Saudi Arabia has overtaken the United Arab Emirates (UAE) as the leading source of Kenya’s oil imports. Data from Kenya National Bureau of Statistics (KNBS) shows that imports of petroleum products from Saudi Arabia last year increased by 61 per cent to Sh132.6 billion, up from Sh70.4 billion in the previous year.
However, oil imports from the UAE increased at a slower pace of 7.6 per cent to Sh116.9 billion in 2018 compared to Sh108.6 billion in the previous year.
The decision by Abu Dhabi National Oil Company (ADNOC) to cut allocations of Murban crude oil to its customers by 25 per cent could have pushed Kenyan traders to Saudi Arabia. Murban Crude oil is ADNOC’s main onshore grade. It is from it that petroleum oil that Kenya imports from AUE come from.

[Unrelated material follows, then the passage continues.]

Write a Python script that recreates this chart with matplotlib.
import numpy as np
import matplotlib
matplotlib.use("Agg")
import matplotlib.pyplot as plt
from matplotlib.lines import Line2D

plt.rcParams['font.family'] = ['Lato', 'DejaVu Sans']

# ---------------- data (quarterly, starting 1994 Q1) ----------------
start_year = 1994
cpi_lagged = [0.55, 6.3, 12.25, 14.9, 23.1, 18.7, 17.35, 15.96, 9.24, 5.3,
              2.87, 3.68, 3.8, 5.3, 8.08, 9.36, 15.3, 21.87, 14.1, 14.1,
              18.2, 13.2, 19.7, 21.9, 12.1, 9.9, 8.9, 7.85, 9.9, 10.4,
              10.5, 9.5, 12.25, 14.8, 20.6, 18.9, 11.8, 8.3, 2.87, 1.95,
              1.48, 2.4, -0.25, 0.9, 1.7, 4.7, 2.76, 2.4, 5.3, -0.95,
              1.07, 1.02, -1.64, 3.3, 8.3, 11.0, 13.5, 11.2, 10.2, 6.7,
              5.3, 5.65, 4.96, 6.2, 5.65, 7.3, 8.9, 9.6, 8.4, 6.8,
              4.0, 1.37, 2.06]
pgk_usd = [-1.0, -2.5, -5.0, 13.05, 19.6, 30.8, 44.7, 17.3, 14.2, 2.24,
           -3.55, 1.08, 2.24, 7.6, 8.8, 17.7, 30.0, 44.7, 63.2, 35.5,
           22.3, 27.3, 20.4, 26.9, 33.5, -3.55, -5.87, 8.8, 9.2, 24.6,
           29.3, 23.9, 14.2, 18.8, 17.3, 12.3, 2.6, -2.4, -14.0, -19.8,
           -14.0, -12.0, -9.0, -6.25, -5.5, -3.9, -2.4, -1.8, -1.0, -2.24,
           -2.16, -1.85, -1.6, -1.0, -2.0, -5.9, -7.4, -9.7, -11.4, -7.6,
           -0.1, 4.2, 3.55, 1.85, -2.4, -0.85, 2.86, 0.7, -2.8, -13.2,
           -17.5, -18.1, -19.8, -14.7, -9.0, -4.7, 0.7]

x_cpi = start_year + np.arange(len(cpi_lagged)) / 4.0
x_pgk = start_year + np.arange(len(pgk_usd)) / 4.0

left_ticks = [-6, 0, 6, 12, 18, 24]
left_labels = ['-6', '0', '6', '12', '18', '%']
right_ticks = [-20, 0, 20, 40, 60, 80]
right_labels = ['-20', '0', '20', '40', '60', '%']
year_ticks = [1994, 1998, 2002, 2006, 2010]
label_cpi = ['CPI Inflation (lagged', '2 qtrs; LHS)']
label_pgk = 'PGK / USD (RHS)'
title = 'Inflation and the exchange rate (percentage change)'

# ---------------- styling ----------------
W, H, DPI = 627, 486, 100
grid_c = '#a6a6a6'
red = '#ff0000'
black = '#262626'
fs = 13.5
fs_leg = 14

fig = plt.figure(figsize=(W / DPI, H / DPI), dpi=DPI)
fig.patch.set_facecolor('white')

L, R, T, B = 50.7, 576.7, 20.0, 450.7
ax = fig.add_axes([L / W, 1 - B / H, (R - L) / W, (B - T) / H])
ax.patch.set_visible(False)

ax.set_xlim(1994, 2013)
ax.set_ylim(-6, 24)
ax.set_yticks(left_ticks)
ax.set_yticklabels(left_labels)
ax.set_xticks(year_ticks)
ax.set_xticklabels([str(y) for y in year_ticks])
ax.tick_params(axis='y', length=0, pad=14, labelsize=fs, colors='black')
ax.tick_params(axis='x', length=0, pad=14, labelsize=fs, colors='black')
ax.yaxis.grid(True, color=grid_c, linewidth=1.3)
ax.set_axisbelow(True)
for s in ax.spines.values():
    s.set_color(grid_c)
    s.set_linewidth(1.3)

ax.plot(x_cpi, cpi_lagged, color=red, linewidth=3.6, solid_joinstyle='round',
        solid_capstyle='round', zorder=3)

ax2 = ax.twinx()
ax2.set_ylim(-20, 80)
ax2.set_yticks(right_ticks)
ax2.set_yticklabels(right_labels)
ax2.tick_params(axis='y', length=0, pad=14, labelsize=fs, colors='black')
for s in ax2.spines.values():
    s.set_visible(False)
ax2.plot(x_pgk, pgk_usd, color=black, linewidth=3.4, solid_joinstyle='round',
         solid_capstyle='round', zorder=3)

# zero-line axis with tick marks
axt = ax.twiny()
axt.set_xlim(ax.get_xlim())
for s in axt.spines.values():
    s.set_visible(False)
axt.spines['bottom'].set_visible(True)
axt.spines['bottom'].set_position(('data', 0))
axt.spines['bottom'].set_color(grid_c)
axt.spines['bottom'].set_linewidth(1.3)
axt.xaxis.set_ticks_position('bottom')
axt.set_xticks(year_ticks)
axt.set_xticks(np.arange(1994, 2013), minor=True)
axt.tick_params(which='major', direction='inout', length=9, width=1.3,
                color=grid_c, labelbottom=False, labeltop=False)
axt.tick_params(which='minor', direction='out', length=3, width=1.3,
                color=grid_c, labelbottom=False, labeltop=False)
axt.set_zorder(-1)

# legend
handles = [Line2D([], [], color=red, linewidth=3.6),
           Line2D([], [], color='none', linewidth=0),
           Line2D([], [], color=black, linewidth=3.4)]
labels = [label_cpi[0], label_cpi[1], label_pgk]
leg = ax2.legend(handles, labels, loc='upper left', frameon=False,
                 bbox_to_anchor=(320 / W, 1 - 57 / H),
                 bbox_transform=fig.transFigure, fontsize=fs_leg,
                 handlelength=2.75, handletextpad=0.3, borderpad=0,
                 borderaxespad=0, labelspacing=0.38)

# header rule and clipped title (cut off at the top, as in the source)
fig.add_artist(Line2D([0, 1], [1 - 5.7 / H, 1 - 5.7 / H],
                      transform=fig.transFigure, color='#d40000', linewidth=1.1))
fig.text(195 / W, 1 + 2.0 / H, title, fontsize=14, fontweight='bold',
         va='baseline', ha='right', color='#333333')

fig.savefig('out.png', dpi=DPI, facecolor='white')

Imports from Saudi Arabia rose the highest during the period under review, by 51 per cent underscoring massive migration of Kenyan traders to the Gulf State.
This pushed up the share of Saudi’s oil imports to 38 per cent in 2018 compared to 25 per cent in 2017. However, the UAE’s price declined from 38 per cent in 2017 to 33 per cent. Kenya’s petroleum import in 2018 was Sh349.6 billion compared to Sh282 billion in 2017.
A mad-rush for cheap oil from Saudi Arabia saw the value of imported black gold from Riyadh increase by 61 per cent to Sh111.7 billion in 2018. This was a significant increase compared to petroleum products worth Sh69.3 billion imported from the Gulf State in 2017, according to KNBS data. The reduction of Murban crude allocations became effective in March.
The reduction was in line with “the UAE’s continued commitment to the OPEC and non-OPEC ‘Declaration of Cooperation,’” the country’s energy minister Suhail Mohamed Al-Mazrouei confirmed in a Twitter message.
Murban crude is the main onshore grade for ADNOC, while its offshore grades include Das crude – a newly introduced high-quality crude blend from the Umm Shaif and Lower Zakum oilfields – and Upper Zakum.
“In March, ADNOC will reduce its Murban crude allocation by 25 per cent. Customers have been notified accordingly by ADNOC,” Al-Mazrouei tweeted.
Nonetheless, Kenyans paid a higher price for a barrel of oil from Saudi Arabia, after it also joined other major crude producers to cut supply.